Use the knowledge you've gained so far to design a grid-based matching game-an entertaining way to practice top-down development of more complex programs using functions. You'll see how rough-and-ready lines of code known as stubs come in very handy as you tackle such projects.

Now experiment with bottom-up design, an approach that starts with the available elements and builds from there. Utilize a Python module called turtle graphics to model robot motion, relying on the basic turtle commands: forward, backward, and turn left or right by an angle you specify.

Explore the visual style of programming seen on the web and in the graphical user interface of an operating system. Get started with pyglet, a Python package created to help support development of games and other audio-visual environments. Use pyglet to make a graphical version of the game from Lesson 13.

Delve into data visualization and simulations-two areas where computers have had a revolutionary but under-recognized impact. Learn how to do both with matplotlib, a Python package for creating plots, graphs, and charts. Use it to design a financial simulation that can help you plan your retirement.

Learn about an exciting approach to programming called object-oriented design, which bundles functions together with data into a series of objects, whose tools and properties can be defined in a single class.

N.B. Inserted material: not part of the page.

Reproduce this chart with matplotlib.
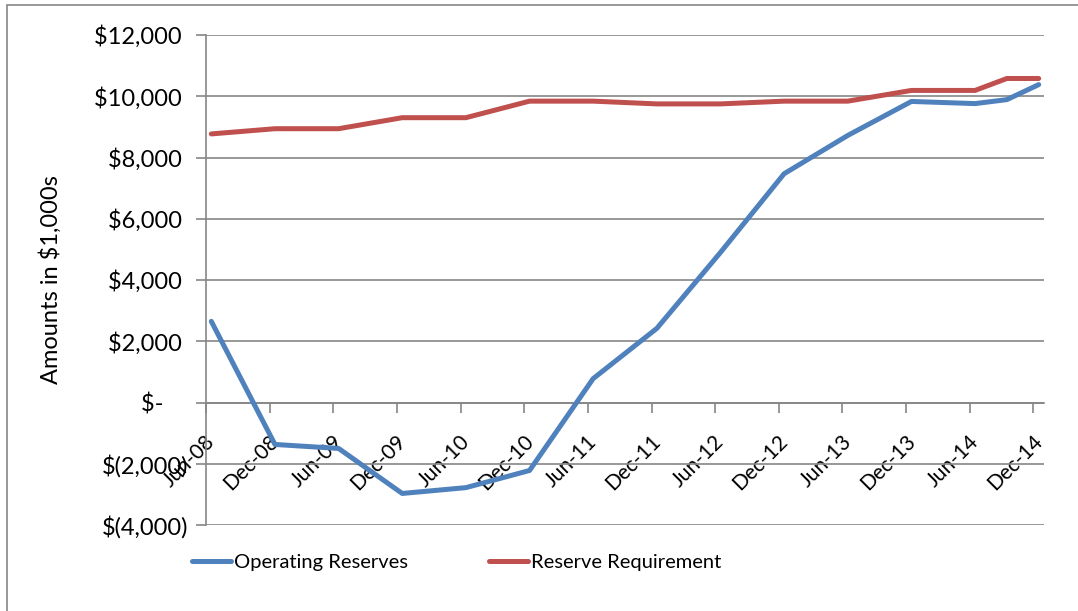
import numpy as np
import pandas as pd
import matplotlib
matplotlib.use('Agg')
import matplotlib.pyplot as plt
from matplotlib.transforms import ScaledTranslation
from matplotlib.patches import Rectangle

plt.rcParams['font.family'] = ['Lato', 'DejaVu Sans']

# data (amounts in $1,000s), semi-annual plus Sep-14
dates = ['Jun-08', 'Dec-08', 'Jun-09', 'Dec-09', 'Jun-10', 'Dec-10', 'Jun-11', 'Dec-11',
         'Jun-12', 'Dec-12', 'Jun-13', 'Dec-13', 'Jun-14', 'Sep-14', 'Dec-14']
operating = [2650, -1370, -1500, -2970, -2780, -2220, 780, 2420,
             4900, 7470, 8720, 9830, 9760, 9890, 10380]
requirement = [8770, 8940, 8940, 9300, 9300, 9840, 9840, 9750,
               9750, 9840, 9840, 10190, 10190, 10580, 10580]

tick_labels = ['Jun-08', 'Dec-08', 'Jun-09', 'Dec-09', 'Jun-10', 'Dec-10', 'Jun-11',
               'Dec-11', 'Jun-12', 'Dec-12', 'Jun-13', 'Dec-13', 'Jun-14', 'Dec-14']
y_ticks = [-4000, -2000, 0, 2000, 4000, 6000, 8000, 10000, 12000]
y_tick_labels = ['$(4,000)', '$(2,000)', '$-    ', '$2,000 ', '$4,000 ', '$6,000 ',
                 '$8,000 ', '$10,000 ', '$12,000 ']

# month index from Jun-08, points sit in the middle of their month (date axis)
d = pd.to_datetime(dates, format='%b-%y')
months = np.array((d.year - 2008) * 12 + d.month - 6)
x = months + 0.5
t = pd.to_datetime(tick_labels, format='%b-%y')
tick_pos = np.array((t.year - 2008) * 12 + t.month - 6)

blue = '#4F81BD'
red = '#C0504D'
gridc = '#868686'
fs = 17

fig = plt.figure(figsize=(10.78, 6.11), dpi=100)
ax = fig.add_axes([206/1078, 1-525/611, (1044-206)/1078, (525-35)/611])
ax.spines['bottom'].set_position(('data', 0))

l1 = ax.plot(x, operating, color=blue, linewidth=3.6, solid_capstyle='round',
             solid_joinstyle='round', label='Operating Reserves', zorder=3)
l2 = ax.plot(x, requirement, color=red, linewidth=3.6, solid_capstyle='round',
             solid_joinstyle='round', label='Reserve Requirement', zorder=3)

ax.set_xlim(0, 79)
ax.set_ylim(-4000, 12000)
ax.set_yticks(y_ticks)
ax.set_yticklabels(y_tick_labels, fontsize=fs)
ax.yaxis.grid(True, color=gridc, linewidth=1.2)
ax.set_axisbelow(True)

ax.set_xticks(tick_pos)
ax.set_xticklabels(tick_labels, fontsize=15, rotation=45, ha='right', va='center',
                   rotation_mode='anchor')
for s in ['top', 'right']:
    ax.spines[s].set_visible(False)
for s in ['left', 'bottom']:
    ax.spines[s].set_color(gridc)
    ax.spines[s].set_linewidth(1.2)
ax.tick_params(axis='both', color=gridc, width=1.2, length=7, direction='out')
ax.tick_params(axis='x', pad=19)
ax.tick_params(axis='y', pad=6)
off = ScaledTranslation(6/100, 0, fig.dpi_scale_trans)
for lab in ax.get_xticklabels():
    lab.set_transform(lab.get_transform() + off)

ax.set_ylabel('Amounts in $1,000s', fontsize=fs, labelpad=12)
ax.yaxis.set_label_coords(-0.172, 0.5)

leg = fig.legend(handles=l1 + l2, loc='center left', bbox_to_anchor=(192/1078, 1-562/611),
                 ncol=2, frameon=False, handlelength=1.95, handletextpad=0.15,
                 columnspacing=4.0, borderaxespad=0, borderpad=0, fontsize=14.5)

# outer chart border
fig.patches.append(Rectangle((7/1078, -0.1), 1.2, 1.1 - 5/611, transform=fig.transFigure,
                             fill=False, edgecolor=gridc, linewidth=1.2))

fig.savefig('out.png', dpi=100)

Try your hand at this powerful technique by constructing a bank account program.

Dig deeper into object-oriented design, seeing how encapsulation-combining data and the functions that deal with data into a single package-is the basis for two other object-oriented features: inheritance and polymorphism. Apply these ideas to sports statistics.

Data structures allow you to perform operations more effectively. Start with two of the most basic data structures, stacks and queues, discovering that both can be executed using lists. Then move to non-linear data structures, exemplified by dictionaries and sets, which can be implemented using a hash table.

Enter the realm of algorithms, the heart of computer science. See how a well-designed algorithm-a general set of steps that accomplish a task-allows you to work out the logic of a program before you commit it to code. Try this with search and sort exercises.

Expand your study of algorithms to cover recursion, one of the most fascinating ideas in computer science. Apply recursion to form a pair of sorting algorithms. Then see how another approach, iteration, excels at tasks that take too long with recursion, such as calculating the Fibonacci sequence.

In computing, a graph is a mathematical structure composed of vertices and edges. Discover its incredible power to capture relationships such as the airline routes between cities and the friends in a social network. Try writing programs utilizing graphs and a special type of graph called trees.

Examine a famous graph algorithm called breadth-first search, which shows the shortest path connecting nodes in a tree. Use this technique to write a program creating an entertaining game, in which a word is transformed one letter at a time, with each new iteration required to be a valid word.

One of the major trends in the present and future of computing is parallel processing. Put this clever technique to work in Python. Then close the course with Professor Keyser's suggestions for your further explorations of programming, along with his reflections on the personal benefits of this remarkable human achievement.